◆ GIVEN REQUEST ◆
Reproduce, character for character, the lines below from the first through the one with "(0,0) rectangle (1205,573);". Leave pictures out.

>> BEGIN DATA SECTION

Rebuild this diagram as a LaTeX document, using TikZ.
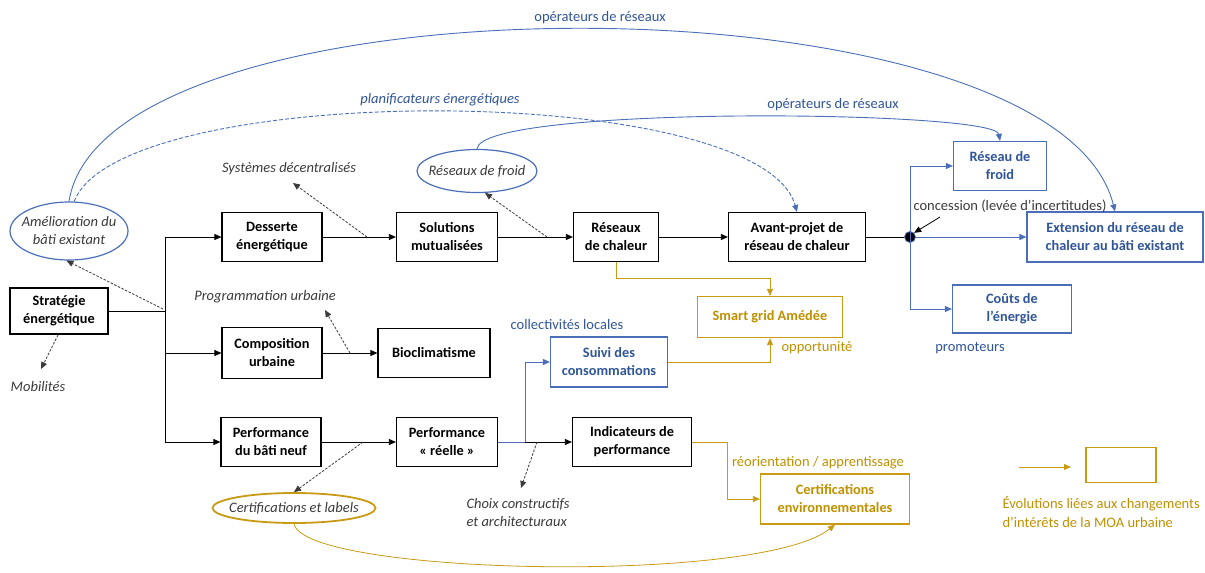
\documentclass[tikz,border=0pt]{standalone}
\usepackage{fontspec}
\setmainfont{Carlito}
\usetikzlibrary{arrows.meta,shapes.geometric}
\definecolor{bline}{HTML}{4A6FB8}
\definecolor{btext}{HTML}{2F5597}
\definecolor{gold}{HTML}{C99A14}
\definecolor{gtext}{HTML}{BF9000}
\definecolor{dgray}{HTML}{3A3A3A}
\begin{document}
\begin{tikzpicture}[x=1pt,y=-1pt,
  font=\fontsize{14.5}{18}\selectfont,
  tip/.style={-{Triangle[length=7pt,width=6pt]}},
  bbox/.style={draw=black, line width=1.2pt, align=center, inner sep=0pt,
    font=\fontsize{14.3}{18}\selectfont\bfseries, text=black},
  ubox/.style={bbox, draw=bline, text=btext},
  gbox/.style={bbox, draw=gold, text=gtext},
  ell/.style={ellipse, draw=bline, line width=1.2pt, inner xsep=-8pt, inner ysep=0pt, align=center,
    font=\fontsize{14.5}{18}\selectfont\itshape, text=dgray},
  gell/.style={ell, draw=gold, line width=1.8pt},
  conn/.style={line width=0.8pt, draw=black},
  dconn/.style={dash pattern=on 2.5pt off 1.5pt, line width=0.8pt, draw=dgray, -{Triangle[length=7pt,width=6pt]}},
  uconn/.style={line width=0.9pt, draw=bline},
  gconn/.style={line width=0.8pt, draw=gold},
  ilbl/.style={font=\fontsize{14.5}{18}\selectfont\itshape, text=dgray, align=center},
  ulbl/.style={text=btext, align=center},
  glbl/.style={text=gtext, align=center}]
\useasboundingbox (0,0) rectangle (1205,573);

% black boxes
\node[bbox, minimum width=98pt, minimum height=46pt] (strat) at (59,311) {Stratégie\\énergétique};
\node[bbox, minimum width=100pt, minimum height=49pt] (desserte) at (272,237) {Desserte\\énergétique};
\node[bbox, minimum width=100pt, minimum height=51pt] (compo) at (272,353) {Composition\\urbaine};
\node[bbox, minimum width=100pt, minimum height=49pt] (perfneuf) at (271,442) {Performance\\du bâti neuf};
\node[bbox, minimum width=101pt, minimum height=49pt] (solmut) at (447,237) {Solutions\\mutualisées};
\node[bbox, minimum width=85pt, minimum height=49pt] (reschal) at (616,237) {Réseaux\\de chaleur};
\node[bbox, minimum width=137pt, minimum height=49pt] (avant) at (797,237) {Avant-projet de\\réseau de chaleur};
\node[bbox, minimum width=112pt, minimum height=49pt] (bioclim) at (434,353) {Bioclimatisme};
\node[bbox, minimum width=101pt, minimum height=49pt] (perfreel) at (447,442) {Performance\\«~réelle~»};
\node[bbox, minimum width=119pt, minimum height=49pt] (indic) at (632,442) {Indicateurs de\\performance};

% blue boxes
\node[ubox, minimum width=117pt, minimum height=50pt] (suivi) at (609,362) {Suivi des\\consommations};
\node[ubox, minimum width=93pt, minimum height=49pt] (froidbox) at (1000,166) {Réseau de\\froid};
\node[ubox, minimum width=176pt, minimum height=50pt] (ext) at (1115,237) {Extension du réseau de\\chaleur au bâti existant};
\node[ubox, minimum width=119pt, minimum height=48pt] (couts) at (1012,309) {Coûts de\\l’énergie};

% gold boxes
\node[gbox, minimum width=145pt, minimum height=41pt] (smart) at (770,317) {Smart grid Amédée};
\node[gbox, minimum width=149pt, minimum height=50pt] (certenv) at (835,499) {Certifications\\environnementales};
\node[gbox, minimum width=70pt, minimum height=35pt] (leg) at (1121,465) {};

% ellipses
\node[ell, minimum width=118pt, minimum height=58pt] (amelio) at (69,231) {Amélioration du\\bâti existant};
\node[ell, minimum width=120pt, minimum height=43pt] (froidell) at (477,171) {Réseaux de froid};
\node[gell, minimum width=163pt, minimum height=30pt] (certell) at (294,508) {Certifications et labels};

% junction dot
\node[circle, fill=black, draw=bline, line width=0.8pt, inner sep=0pt, minimum size=11pt] (dot) at (910,237) {};

% labels
\node[ulbl] (op1) at (600,18) {opérateurs de réseaux};
\node[ulbl, font=\fontsize{14.5}{18}\selectfont\itshape] (planif) at (440,100) {planificateurs énergétiques};
\node[ulbl] (op2) at (833,105) {opérateurs de réseaux};
\node[ulbl] (coll) at (567,325) {collectivités locales};
\node[glbl] (oppo) at (817,348) {opportunité};
\node[text=dgray] (conc) at (1010,206) {concession (levée d’incertitudes)};
\node[ulbl] (promo) at (970,348) {promoteurs};
\node[glbl] (reor) at (818,463) {réorientation / apprentissage};
\node[glbl, anchor=west, align=left, font=\fontsize{14.5}{19}\selectfont] (legtxt) at (999,512) {Évolutions liées aux changements\\d’intérêts de la MOA urbaine};
\node[ilbl] (sys) at (289,169) {Systèmes décentralisés};
\node[ilbl] (prog) at (265,297) {Programmation urbaine};
\node[ilbl] (mob) at (38,387) {Mobilités};
\node[ilbl, anchor=west, align=left] (choix) at (463,513) {Choix constructifs\\et architecturaux};

% coordinates
\coordinate (br) at (165,311);
\coordinate (j) at (525,442);
\coordinate (gj) at (727,442);
\coordinate (d1) at (163,309);
\coordinate (mobfrom) at (58,335);
\coordinate (mobtip) at (41,369);
\coordinate (s1) at (367,237);
\coordinate (systip) at (293,183);
\coordinate (p1) at (350,353);
\coordinate (progtip) at (325,310);
\coordinate (f1) at (547,237);
\coordinate (c1) at (363,442);
\coordinate (ch1) at (537,442);
\coordinate (chtip) at (521,488);
\coordinate (concfrom) at (940,217);
\coordinate (la) at (1019,467);
\coordinate (lb) at (1071,467);

% black connectors
\draw[conn] (strat.east) -- (br);
\draw[conn, tip] (br) |- (desserte.west);
\draw[conn, tip] (br) |- (compo.west);
\draw[conn, tip] (br) |- (perfneuf.west);
\draw[conn, tip] (desserte) -- (solmut);
\draw[conn, tip] (solmut) -- (reschal);
\draw[conn, tip] (reschal) -- (avant);
\draw[conn] (avant.east) -- (dot);
\draw[conn, tip] (compo) -- (bioclim);
\draw[conn, tip] (perfneuf) -- (perfreel);
\draw[conn, tip] (j) -- (indic.west);
\draw[conn, tip] (concfrom) -- (dot.north east);

% blue connectors
\draw[uconn] (perfreel.east) -- (j);
\draw[uconn, tip] (j) |- (suivi.west);
\draw[uconn, tip] (dot.center) |- (froidbox.west);
\draw[uconn, tip] (dot) -- (ext.west);
\draw[uconn, tip] (dot.center) |- (couts.west);
\draw[uconn, tip] (amelio.north) .. controls (105,-30) and (1055,-30) .. (ext.north);
\draw[uconn, dash pattern=on 4pt off 2pt, tip] (amelio.80) .. controls (120,80) and (760,80) .. (avant.north);
\draw[uconn, tip] (froidell.north) .. controls (480,105) and (995,110) .. (froidbox.north);

% gold connectors
\draw[gconn, tip] (reschal.south) -- ++(0,16) -| (smart.north);
\draw[gconn, tip] (suivi.east) -| (smart.south);
\draw[gconn] (indic.east) -- (gj);
\draw[gconn, tip] (gj) |- (certenv.west);
\draw[gconn, tip] (certell.south) .. controls (305,575) and (760,585) .. (certenv.south);
\draw[gconn, tip] (la) -- (lb);

% dashed connectors
\draw[dconn] (d1) -- (amelio.265);
\draw[dconn] (mobfrom) -- (mobtip);
\draw[dconn] (s1) -- (systip);
\draw[dconn] (p1) -- (progtip);
\draw[dconn] (f1) -- (froidell.290);
\draw[dconn] (c1) -- (certell.north);
\draw[dconn] (ch1) -- (chtip);
\end{tikzpicture}
\end{document}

>> END DATA SECTION

◆ EXERCISE RESPONSE ◆
Rebuild this diagram as a LaTeX document, using TikZ.
\documentclass[tikz,border=0pt]{standalone}
\usepackage{fontspec}
\setmainfont{Carlito}
\usetikzlibrary{arrows.meta,shapes.geometric}
\definecolor{bline}{HTML}{4A6FB8}
\definecolor{btext}{HTML}{2F5597}
\definecolor{gold}{HTML}{C99A14}
\definecolor{gtext}{HTML}{BF9000}
\definecolor{dgray}{HTML}{3A3A3A}
\begin{document}
\begin{tikzpicture}[x=1pt,y=-1pt,
  font=\fontsize{14.5}{18}\selectfont,
  tip/.style={-{Triangle[length=7pt,width=6pt]}},
  bbox/.style={draw=black, line width=1.2pt, align=center, inner sep=0pt,
    font=\fontsize{14.3}{18}\selectfont\bfseries, text=black},
  ubox/.style={bbox, draw=bline, text=btext},
  gbox/.style={bbox, draw=gold, text=gtext},
  ell/.style={ellipse, draw=bline, line width=1.2pt, inner xsep=-8pt, inner ysep=0pt, align=center,
    font=\fontsize{14.5}{18}\selectfont\itshape, text=dgray},
  gell/.style={ell, draw=gold, line width=1.8pt},
  conn/.style={line width=0.8pt, draw=black},
  dconn/.style={dash pattern=on 2.5pt off 1.5pt, line width=0.8pt, draw=dgray, -{Triangle[length=7pt,width=6pt]}},
  uconn/.style={line width=0.9pt, draw=bline},
  gconn/.style={line width=0.8pt, draw=gold},
  ilbl/.style={font=\fontsize{14.5}{18}\selectfont\itshape, text=dgray, align=center},
  ulbl/.style={text=btext, align=center},
  glbl/.style={text=gtext, align=center}]
\useasboundingbox (0,0) rectangle (1205,573);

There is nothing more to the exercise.